The land seems to have seeped into the people here. The earth is dry and light and yet carries an antiquity with it that is absorbed into your bones. There are irresistible echoes of our earliest origins when the drying out of parts of Africa forced our distant relatives to come down from the trees and take to a more bipedal way of life. The land seems to awaken a dim evolutionary memory and a sense of primal openness and honesty gives one a sense that the land is somehow spiritual.
Yet only last year, this tiny town was rocked by a series of explosions that caused the deaths of three foreigners and several Egyptians. The bombs of 2006 came just a few weeks after being there with the last yoga group and the proximity of space and time made the impact of the bombs particularly shocking for all of us who had been there. The contrast between the spaciousness of the geography and the intensely un-spacious impact of a bomb gave an unpalatable flavour a bitter aftertaste.
This year, the usual building projects designed to mop up another upsurge in tourism triggered mixed feelings of sadness with a profound sense of perspective. The mix of local enthusiasm seemed to hold a sort of childlike naivety that felt painfully innocent. One can’t help feel a sense of juxtaposition, between the obvious decline in tourist numbers that one might expect the first few months after a terrorist attack of this kind, and the thought that, with global warming, Dahab is soon likely to be too hot to be a haven for tourists. This contrasts sharply with the tireless enthusiasm and the elementary drive to survive that seems to run through the town, such is the thin line between poverty to prosperity.

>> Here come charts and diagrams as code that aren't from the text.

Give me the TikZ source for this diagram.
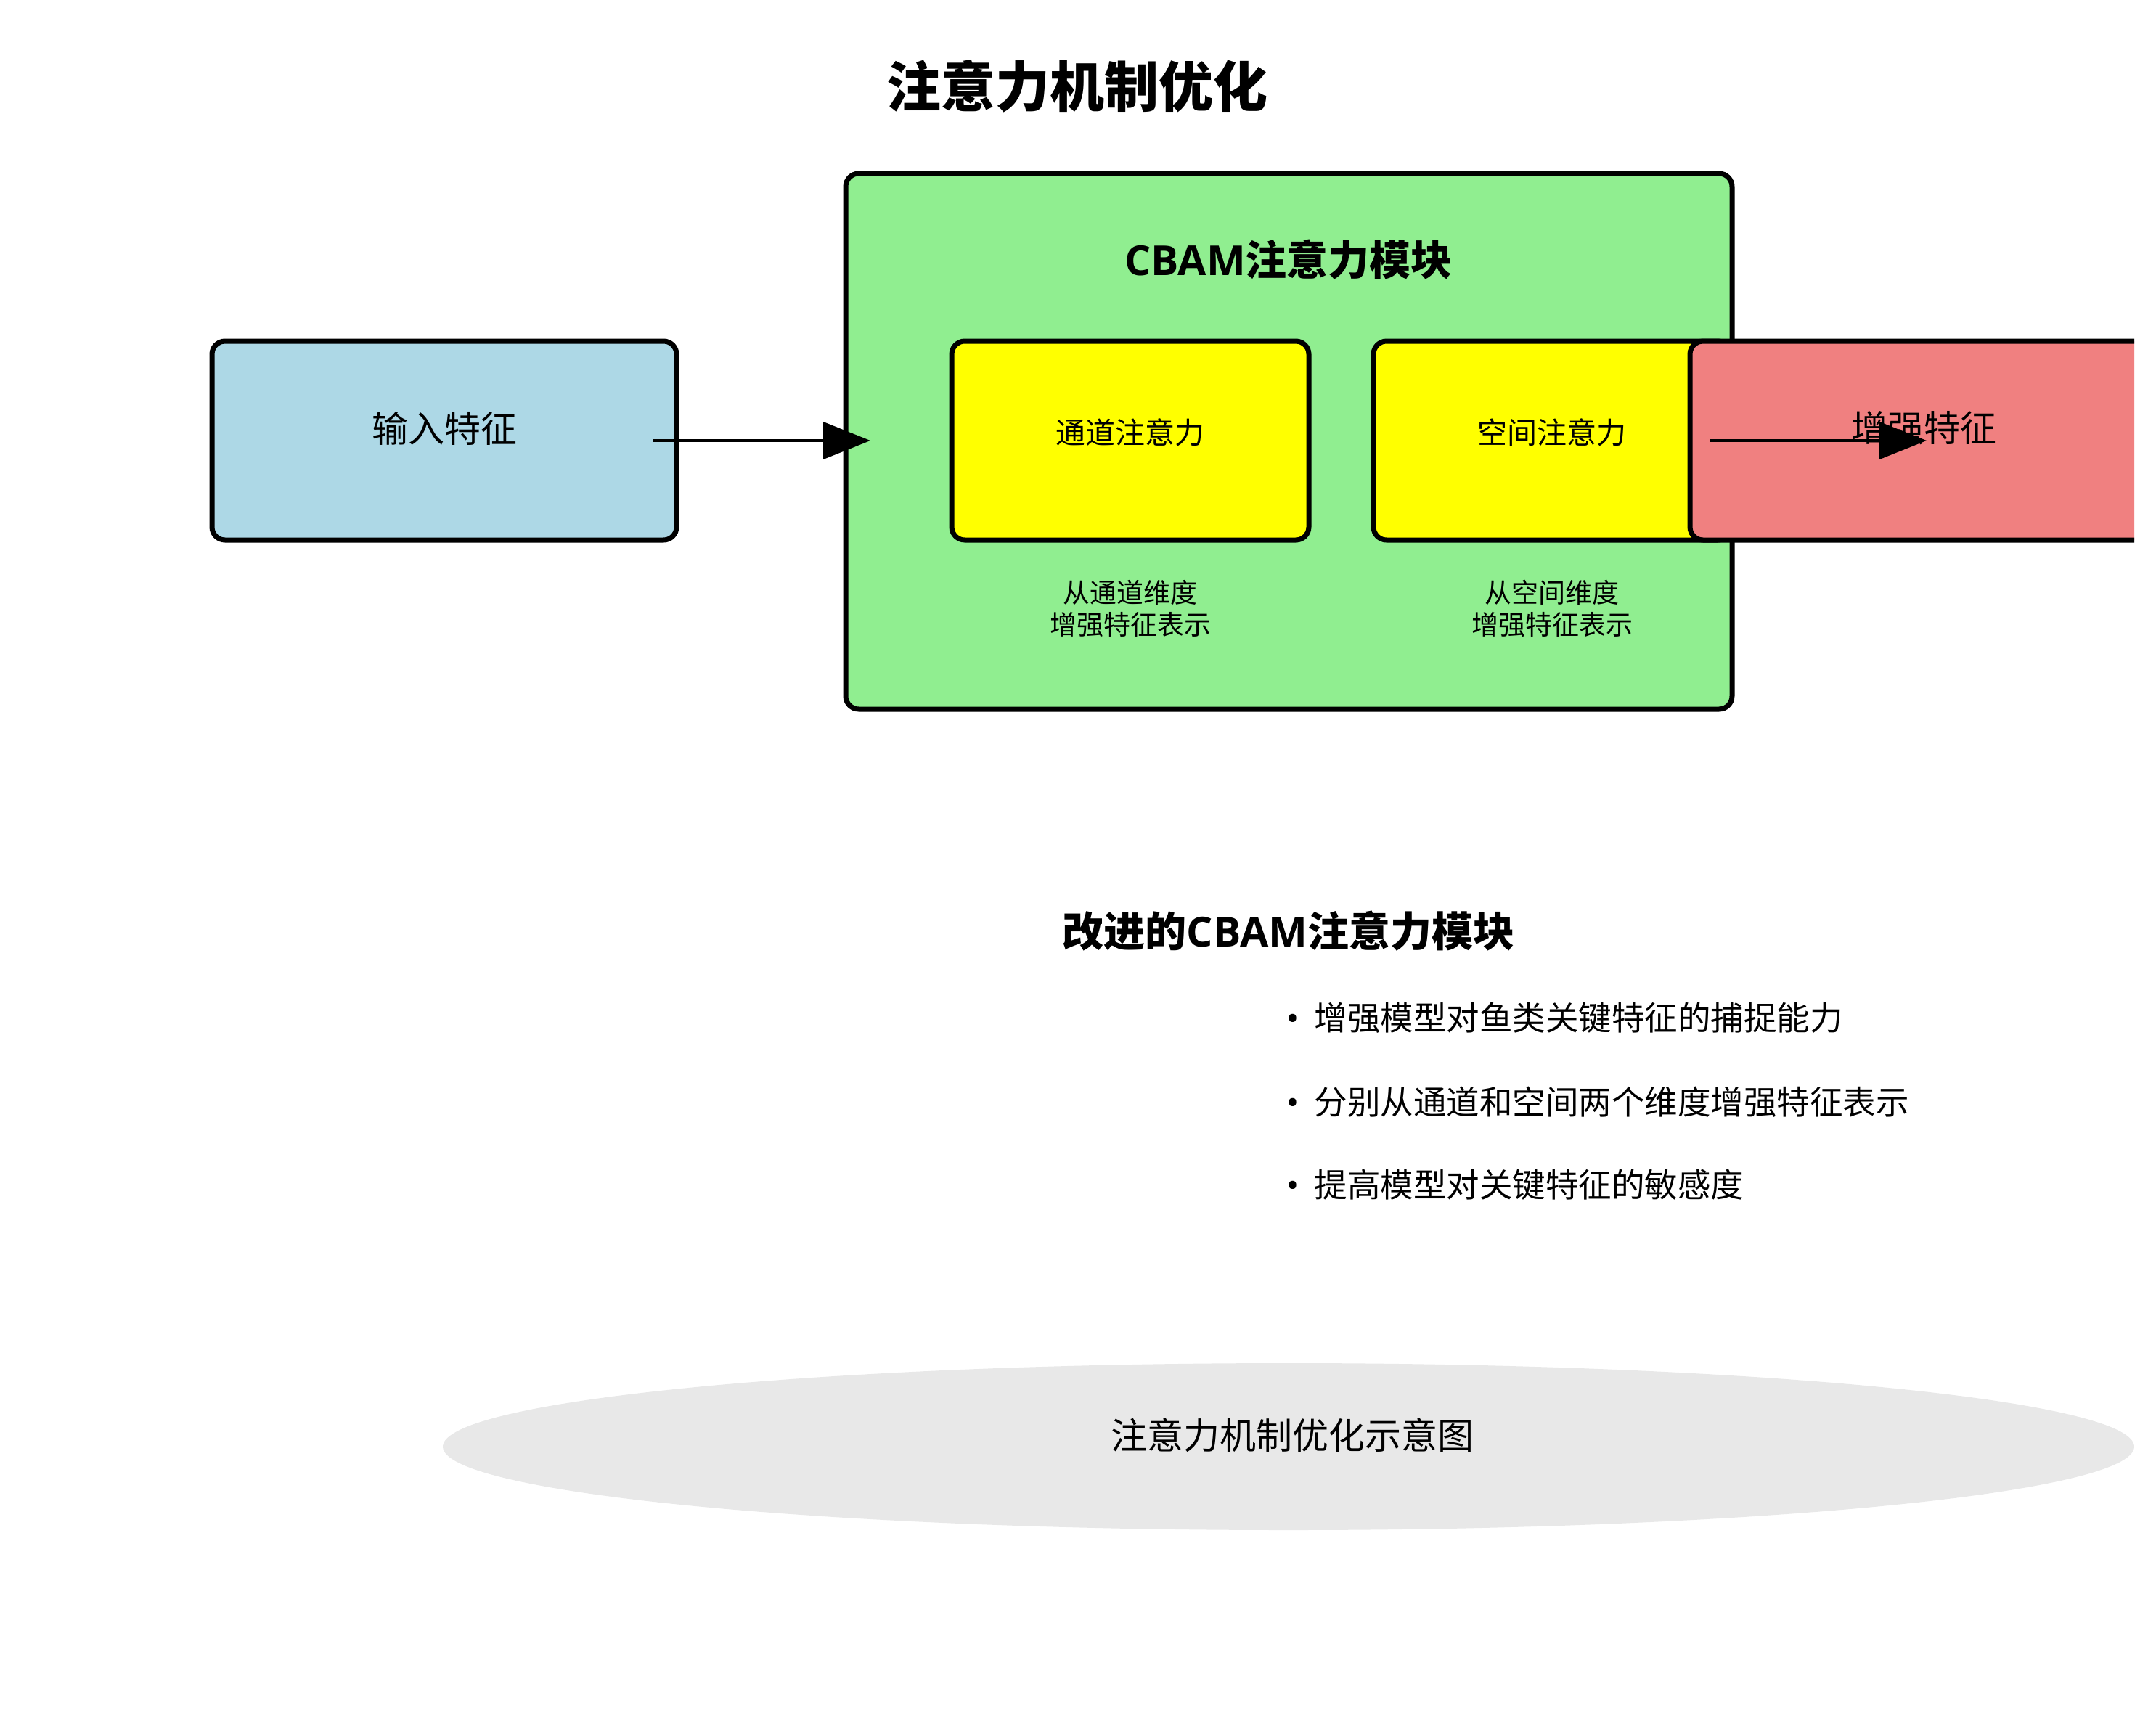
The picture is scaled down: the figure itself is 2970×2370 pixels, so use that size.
\documentclass[tikz,border=0pt]{standalone}
\usepackage{fontspec}
\setmainfont{Noto Sans CJK SC}
\newfontfamily\latinf{Noto Sans}
\newfontfamily\latinb{Open Sans}
\usetikzlibrary{arrows.meta}
\definecolor{inblue}{HTML}{ADD8E6}
\definecolor{mgreen}{HTML}{90EE90}
\definecolor{myellow}{HTML}{FFFF00}
\definecolor{mred}{HTML}{F08080}
\definecolor{mgray}{HTML}{E8E8E8}
\tikzset{
  box/.style={draw=black, line width=0.7mm, rounded corners=1.8mm, inner sep=0pt},
  conn/.style={line width=0.4mm, -{Triangle[length=6.5mm, width=5.1mm]}},
  lbl/.style={inner sep=0pt, align=center},
  bullettext/.style={inner sep=0pt, anchor=west, font=\fontsize{4.55mm}{5.5mm}\selectfont},
}
\newcommand{\bul}{{\latinf •}\hspace{2.1mm}}
\begin{document}
\begin{tikzpicture}[x=0.1mm, y=-0.1mm]
\useasboundingbox (0,0) rectangle (2970,2370);
% title
\node[lbl, font=\bfseries\fontsize{7.5mm}{9mm}\selectfont] (title) at (1484,119) {注意力机制优化};
% input
\node[box, fill=inblue, minimum width=64mm, minimum height=27.4mm] (inbox) at (612,607) {};
\node[lbl, font=\fontsize{5mm}{6mm}\selectfont] (intext) at (612,590) {输入特征};
% CBAM module
\node[box, fill=mgreen, minimum width=122.1mm, minimum height=73.8mm] (cbam) at (1775.5,608) {};
\node[lbl, font=\bfseries\fontsize{5.7mm}{7mm}\selectfont] (cbamtitle) at (1775,358) {{\latinb\bfseries CBAM}注意力模块};
\node[box, fill=myellow, minimum width=49.2mm, minimum height=27.4mm] (chan) at (1557,607) {};
\node[lbl, font=\fontsize{4.1mm}{5mm}\selectfont] (chantext) at (1557,596) {通道注意力};
\node[box, fill=myellow, minimum width=49.2mm, minimum height=27.4mm] (spat) at (2138,607) {};
\node[lbl, font=\fontsize{4.1mm}{5mm}\selectfont] (spattext) at (2138,596) {空间注意力};
\node[lbl, font=\fontsize{3.7mm}{4.4mm}\selectfont] (chandesc) at (1557,838) {从通道维度\\增强特征表示};
\node[lbl, font=\fontsize{3.7mm}{4.4mm}\selectfont] (spatdesc) at (2138,838) {从空间维度\\增强特征表示};
% output (clipped at right)
\begin{scope}
\clip (0,0) rectangle (2940,2370);
\node[box, fill=mred, minimum width=64mm, minimum height=27.4mm] (outbox) at (2648,607) {};
\end{scope}
\node[lbl, font=\fontsize{5mm}{6mm}\selectfont] (outtext) at (2650,590) {增强特征};
% arrows
\coordinate (a1s) at (900,607);
\coordinate (a1e) at (1199,607);
\coordinate (a2s) at (2356,607);
\coordinate (a2e) at (2654,607);
\draw[conn] (a1s) -- (a1e);
\draw[conn] (a2s) -- (a2e);
% improved section
\node[lbl, font=\bfseries\fontsize{5.7mm}{7mm}\selectfont] (imptitle) at (1775,1283) {改进的{\latinb\bfseries CBAM}注意力模块};
\node[bullettext] (b1) at (1772,1402) {\bul 增强模型对鱼类关键特征的捕捉能力};
\node[bullettext] (b2) at (1772,1518) {\bul 分别从通道和空间两个维度增强特征表示};
\node[bullettext] (b3) at (1772,1632) {\bul 提高模型对关键特征的敏感度};
% caption ellipse
\fill[mgray] (1775,1993) ellipse [x radius=1165, y radius=115];
\node[lbl, font=\fontsize{5mm}{6mm}\selectfont] (caption) at (1780,1977) {注意力机制优化示意图};
\end{tikzpicture}
\end{document}
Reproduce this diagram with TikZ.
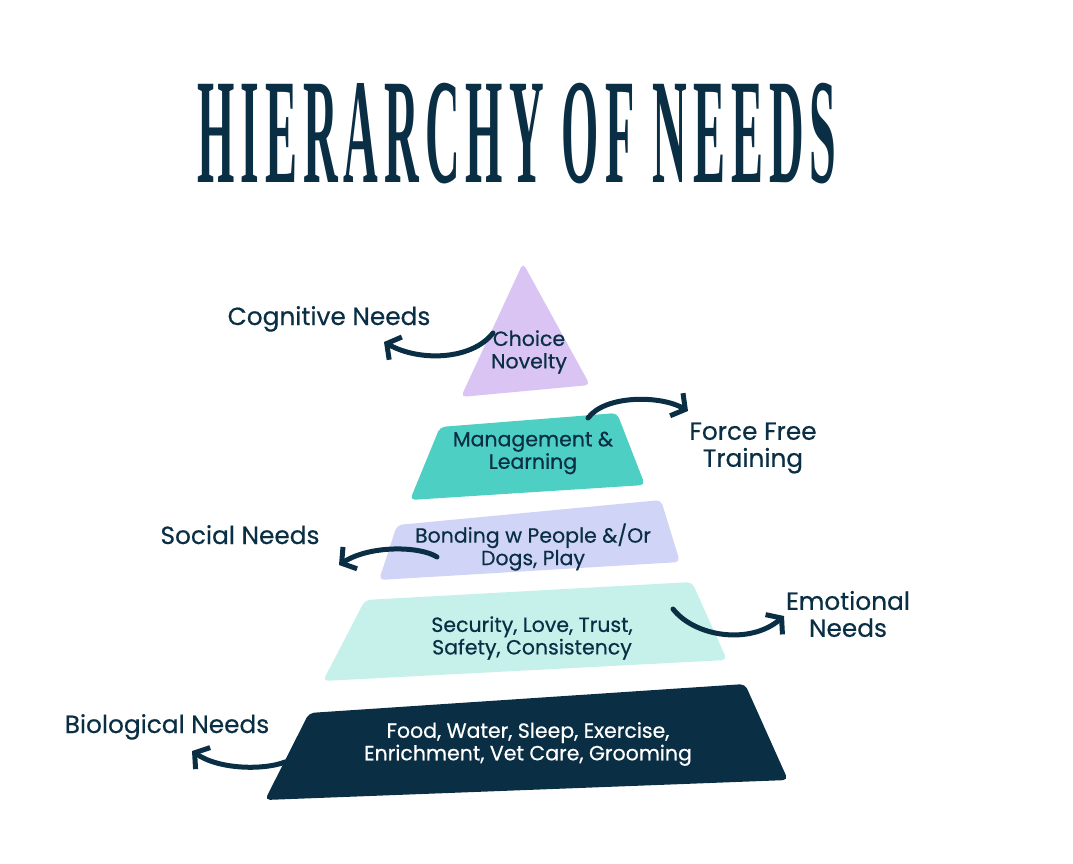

In spite, and perhaps partly because of all this, Dahab retains its magic. The mountains behind it still hold an ancient majesty, a mix of silence and simplicity. The bareness of the land strips man of his intimacy with the natural world, and compels us to remember our connection to a higher and more essential quality. The Red Sea at the front, on the other hand, inspires a celebration of diversity and beauty. A sense of life’s multifarious tapestry, in all its incredible beauty and strangeness, is evoked from a look beneath the shimmering waves, as nature does all it can do to cause the mind to loosen and expand.
The Sinai and in particular Dahab remain ‘God’s land’, a place where one cannot help but feel inspired and moved beyond one’s self.